In terms of usage, however, the authors note that practices are still heavily rooted in tradition: calls for tenders, for example, come in second place – and they even make first place if buyers are asked not about their practices but about their preferences.
For BtoB Online, Mirakl and Oracle, the resistance of what they call "traditional practices", at the forefront of which they place calls for tenders, stems partly from the fact that they remain overwhelmingly preferred by Baby Boomers, and partly from the fact that the digital solutions available in BtoB are often not up to expectations. The Millennials – the leading advocates of digital procurement – make no mystery about their disappointment with customer experiences that are often far inferior to those offered by BtoC.

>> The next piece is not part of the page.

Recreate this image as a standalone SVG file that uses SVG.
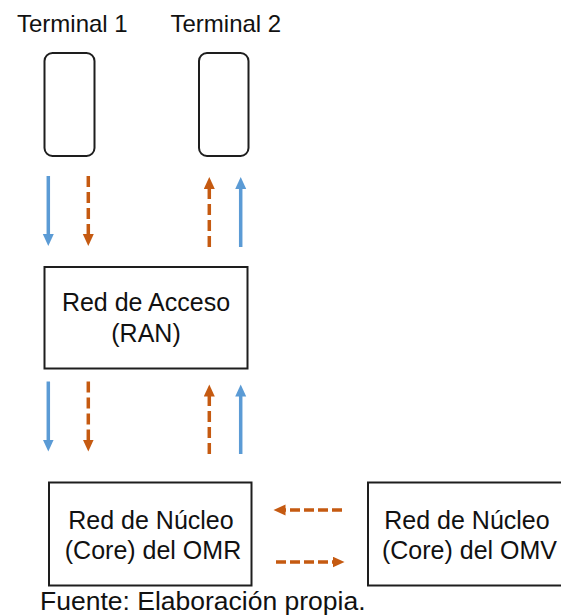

For each generation: specific expectations about the digitisation of BtoB procurement
The merit of the study is also that it surveys its respondents with great precision, enabling the authors to differentiate the use values that each group attributes to the digitisation of BtoB procurement.
For the Millennials, digitisation must, at core, be a source of transparency, flexibility, personalisation, and services that often have a technological appeal, such as augmented reality or sophisticated payment systems.
Generation X, on the other hand, looks primarily for process fluidity, to save time in processing and find the desired products more quickly. The accent is less on the customer experience and more on efficiency.
For the Baby Boomers – who view digitisation with much more distance than their younger peers – expectations are more vague, although there is a sense of a change in scale: Baby boomers expect volume benefits from digitisation. For them, digital means greater diversity in the products available and greater richness in the services on offer.